Task requirements:
Quote the listing below in its entirety, omitting every image.

<<<<

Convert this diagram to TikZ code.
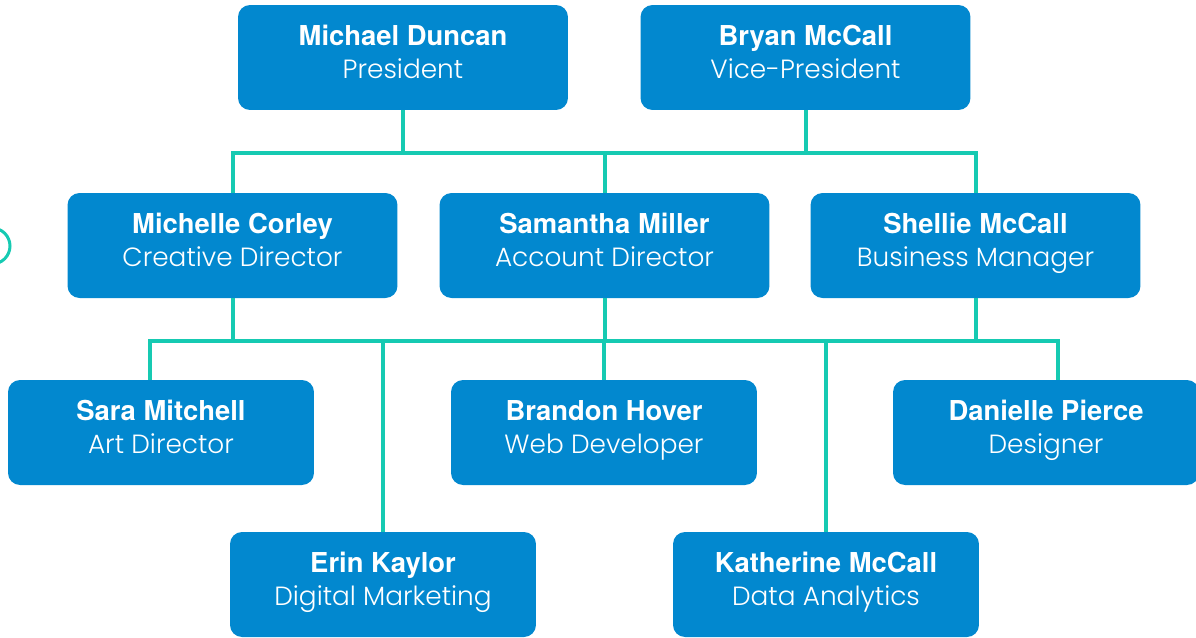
\documentclass[tikz,border=0pt]{standalone}
\usepackage{fontspec}
\usepackage{tikz}
\usetikzlibrary{positioning}
\newfontfamily\namefont{TeX Gyre Heros}
\newfontfamily\rolefont{Poppins Light}

\definecolor{boxblue}{RGB}{2,136,207}
\definecolor{linkteal}{RGB}{22,202,178}

\newcommand{\pad}{\rule[-7pt]{0pt}{18.6pt}}
\newcommand{\who}[2]{{\namefont\bfseries\fontsize{15.6}{18.8}\selectfont\pad #1}\\{\rolefont\fontsize{15}{18.8}\selectfont\pad #2}}

\tikzset{
  staff/.style={rectangle, rounded corners=0.24cm, fill=boxblue, text=white,
    align=center, minimum height=2.1cm, inner sep=0pt,
    font=\fontsize{15}{18.8}\selectfont},
  senior/.style={staff, minimum width=6.6cm},
  junior/.style={staff, minimum width=6.12cm},
  link/.style={draw=linkteal, line width=0.08cm},
}

\begin{document}
\begin{tikzpicture}[x=0.02cm,y=-0.02cm]
\useasboundingbox (0,0) rectangle (1196,637);

\draw[linkteal, line width=0.06cm] (-8,246) circle (0.36cm);

% board
\node[senior] (md) at (403,57.5) {\who{Michael Duncan}{President}};
\node[senior] (bm) at (805.5,57.5) {\who{Bryan McCall}{Vice-President}};

% directors
\node[senior] (mc) at (232.5,245.5) {\who{Michelle Corley}{Creative Director}};
\node[senior] (sm) at (604.5,245.5) {\who{Samantha Miller}{Account Director}};
\node[senior] (sh) at (975.5,245.5) {\who{Shellie McCall}{Business Manager}};

% staff
\node[junior] (sa) at (161,432.5) {\who{Sara Mitchell}{Art Director}};
\node[junior] (bh) at (604,432.5) {\who{Brandon Hover}{Web Developer}};
\node[junior] (dp) at (1046,432.5) {\who{Danielle Pierce}{Designer}};
\node[junior] (ek) at (383,584.5) {\who{Erin Kaylor}{Digital Marketing}};
\node[junior] (km) at (826,584.5) {\who{Katherine McCall}{Data Analytics}};

\coordinate (upper) at (0,153);
\coordinate (lower) at (0,341);

\draw[link] (md.south) -- (md.south |- upper);
\draw[link] (bm.south) -- (bm.south |- upper);
\draw[link] (mc.north) |- (sh.north |- upper) -- (sh.north);
\draw[link] (sm.north) -- (sm.north |- upper);

\draw[link] (mc.south) -- (mc.south |- lower);
\draw[link] (sm.south) -- (sm.south |- lower);
\draw[link] (sh.south) -- (sh.south |- lower);
\draw[link] ([xshift=-0.22cm]sa.north) |- ([xshift=0.24cm]dp.north |- lower) -- ([xshift=0.24cm]dp.north);
\draw[link] (ek.north) -- (ek.north |- lower);
\draw[link] (bh.north) -- (bh.north |- lower);
\draw[link] (km.north) -- (km.north |- lower);
\end{tikzpicture}
\end{document}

>>>>

Response to this exercise:
Convert this diagram to TikZ code.
\documentclass[tikz,border=0pt]{standalone}
\usepackage{fontspec}
\usepackage{tikz}
\usetikzlibrary{positioning}
\newfontfamily\namefont{TeX Gyre Heros}
\newfontfamily\rolefont{Poppins Light}

\definecolor{boxblue}{RGB}{2,136,207}
\definecolor{linkteal}{RGB}{22,202,178}

\newcommand{\pad}{\rule[-7pt]{0pt}{18.6pt}}
\newcommand{\who}[2]{{\namefont\bfseries\fontsize{15.6}{18.8}\selectfont\pad #1}\\{\rolefont\fontsize{15}{18.8}\selectfont\pad #2}}

\tikzset{
  staff/.style={rectangle, rounded corners=0.24cm, fill=boxblue, text=white,
    align=center, minimum height=2.1cm, inner sep=0pt,
    font=\fontsize{15}{18.8}\selectfont},
  senior/.style={staff, minimum width=6.6cm},
  junior/.style={staff, minimum width=6.12cm},
  link/.style={draw=linkteal, line width=0.08cm},
}

\begin{document}
\begin{tikzpicture}[x=0.02cm,y=-0.02cm]
\useasboundingbox (0,0) rectangle (1196,637);

\draw[linkteal, line width=0.06cm] (-8,246) circle (0.36cm);

% board
\node[senior] (md) at (403,57.5) {\who{Michael Duncan}{President}};
\node[senior] (bm) at (805.5,57.5) {\who{Bryan McCall}{Vice-President}};

% directors
\node[senior] (mc) at (232.5,245.5) {\who{Michelle Corley}{Creative Director}};
\node[senior] (sm) at (604.5,245.5) {\who{Samantha Miller}{Account Director}};
\node[senior] (sh) at (975.5,245.5) {\who{Shellie McCall}{Business Manager}};

% staff
\node[junior] (sa) at (161,432.5) {\who{Sara Mitchell}{Art Director}};
\node[junior] (bh) at (604,432.5) {\who{Brandon Hover}{Web Developer}};
\node[junior] (dp) at (1046,432.5) {\who{Danielle Pierce}{Designer}};
\node[junior] (ek) at (383,584.5) {\who{Erin Kaylor}{Digital Marketing}};
\node[junior] (km) at (826,584.5) {\who{Katherine McCall}{Data Analytics}};

\coordinate (upper) at (0,153);
\coordinate (lower) at (0,341);

\draw[link] (md.south) -- (md.south |- upper);
\draw[link] (bm.south) -- (bm.south |- upper);
\draw[link] (mc.north) |- (sh.north |- upper) -- (sh.north);
\draw[link] (sm.north) -- (sm.north |- upper);

\draw[link] (mc.south) -- (mc.south |- lower);
\draw[link] (sm.south) -- (sm.south |- lower);
\draw[link] (sh.south) -- (sh.south |- lower);
\draw[link] ([xshift=-0.22cm]sa.north) |- ([xshift=0.24cm]dp.north |- lower) -- ([xshift=0.24cm]dp.north);
\draw[link] (ek.north) -- (ek.north |- lower);
\draw[link] (bh.north) -- (bh.north |- lower);
\draw[link] (km.north) -- (km.north |- lower);
\end{tikzpicture}
\end{document}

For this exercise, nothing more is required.